Field experiment map with study sites by marsh oiling/treatment class, including reference. The study area is salt marsh dominated by Spartina alterniflora, located on Barataria Bay, part of the Mississippi River Delta, Southeast Louisiana, USA. Inset map includes tracks for Hurricane Katrina (2005, east of study site) and Hurricane Isaac (2012, south and west of study site). Figure generated by the authors for this research using ArcGIS v10.8.1 (https://www.esri.com/en-us/arcgis/products/arcgis-desktop/overview).

Figure 2

Field measured marsh shoreline erosion rates 2010–2016 (m yr⁻¹). Data are means with 90% confidence intervals, n = 5 for Reference, 9 for Oiled-Untreated, 5 for Oiled-Manual, and 2–6 for Oiled-Mechanical treatments (n = 14–20 for Oiled sites combined) depending on year. Due to missing values, the desire to use as much data as possible, and the lack of clear differences among cleanup treatments, we pooled the oiled site data for statistical analysis. Marsh erosion rates differed among Reference and Oiled sites (F_1,17 = 9.751, p = 0.006); among years (F_2.32,39.40 = 2.703, p = 0.072); and for the interaction of oiling and year (F_2.32,39.40 = 2.648, p = 0.076). Pairwise differences (Tukey’s test) among Reference and Oiled sites were observed for 2010–2011 (p = 0.003) and 2011–2012 (p = 0.001), but not for other years. See Supplementary Table S1 for detailed two-way mixed ANOVA results.

Figure 3

Field measured marsh soil shear strength 2011–2012 (KPa). Data are means with 90% confidence intervals, n = 4 for Reference and 13 for Oiled sites. Soil shear strength differences were observed among the Reference and Oiled sites (t_6.29 = − 3.877, p = 0.007, Welch’s t-test).
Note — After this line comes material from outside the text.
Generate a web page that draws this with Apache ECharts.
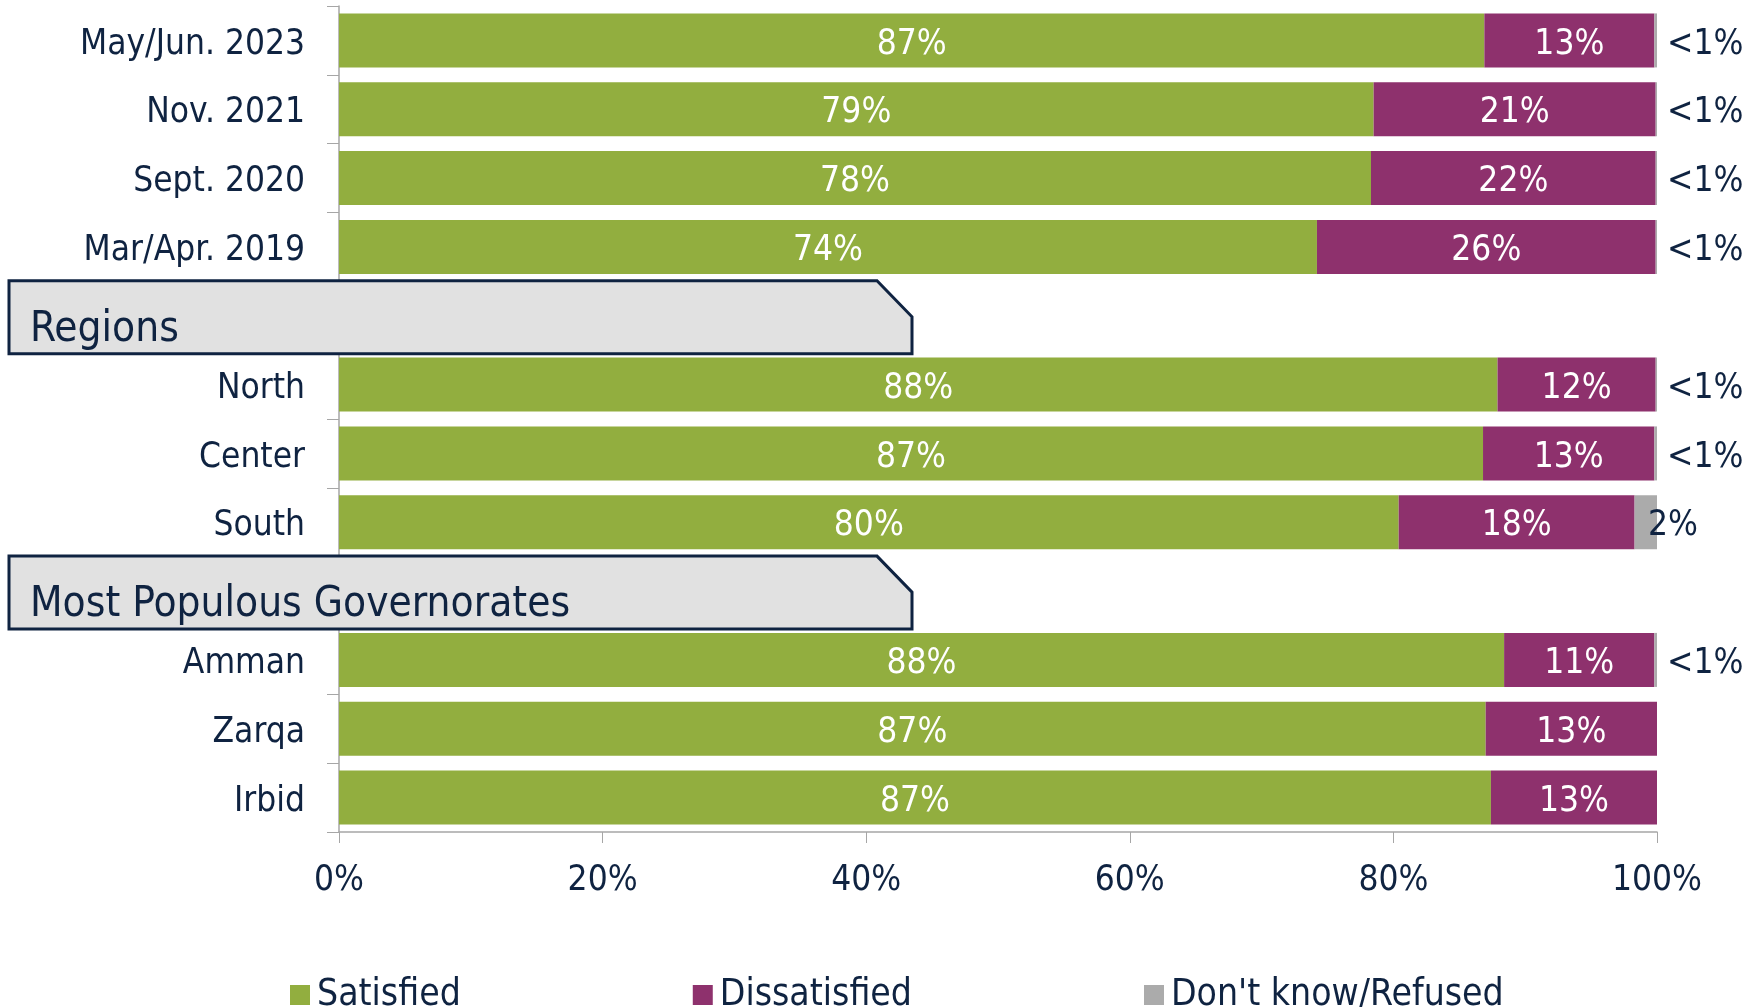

See Supplementary Table S2 for further details.

Figure 4

Remote sensing measured marsh shoreline erosion rates 1956–2018 (m yr⁻¹). Data are means with 90% confidence intervals, n = 5 for Reference, 9 for Oiled-Untreated, 5 for Oiled-Manual, 9 for Oiled-Mechanical, and 5 for Oiled-Mechanical-Planted treatments. Marsh erosion rates differed among oiling/treatment categories (F_4,28 = 9.368, p = 0.000); among time-periods (F_2.48,69.47 = 62.210, p = 0.000); and for the interaction of oiling/treatment and time-period (F_9.92,69.47 = 4.593, p = 0.000). In the post-Katrina/pre-spill period (2005–2010) erosion differences were not observed among any oiling/treatment classes, including Reference (p = 0.868 to 1.000). In the spill impact period (2010–2012) erosion differences were observed between: Reference versus all oiled classes (p = 0.000 to 0.001) except Planted (p = 0.410); between the Manual and Mechanical treatments (p = 0.063); and between Planted versus all other oiled classes (p = 0.000 to 0.065). In the post-spill period (2012–2018) erosion differences were observed between: Planted versus Untreated and Manual treatments (p = 0.066 and 0.072). Between the post-Katrina/pre-spill and spill impact time-periods, erosion differences were not observed within the Reference (p = 0.989) or Planted (p = 0.340) classes; however, differences were observed between these time-periods within each of the other oiled classes (p = 0.000 in all cases). See Supplementary Table S3 for detailed two-way mixed ANOVA results. Tukey’s test was used for all pairwise comparisons after ANOVA.

Figure 5

Modeled mean wave power in oiled marsh versus reference sites 1956–2018 (W m⁻¹). Data are means with 90% confidence intervals, n = 5 for Reference, 9 for Oiled-Untreated, 5 for Oiled-Manual, 9 for Oiled-Mechanical, and 5 for Oiled-Mechanical-Planted treatments. Mean wave power differed among oiling/treatment categories (F_4,28 = 52.166 p = 0.000); among time-periods (F_1.13,31.71 = 396.386, p = 0.000); and for the interaction of oiling/treatment and time-period (F_4.53,31.71 = 15.503, p = 0.000). Within each time-period mean wave power differences were observed between Reference versus each oiled class (p = 0.000) but were not observed among any of the oiled categories (p = 0.153–1.000). Between the post-Katrina/pre-spill (2005–2010) and spill impact (2010–2012) time-periods, erosion differences were observed within each of the oiled/treatment classes including reference (p = 0.000 to 0.004). See Supplementary Table S5 for detailed two-way mixed ANOVA results. Tukey’s test was used for all pairwise comparisons after ANOVA.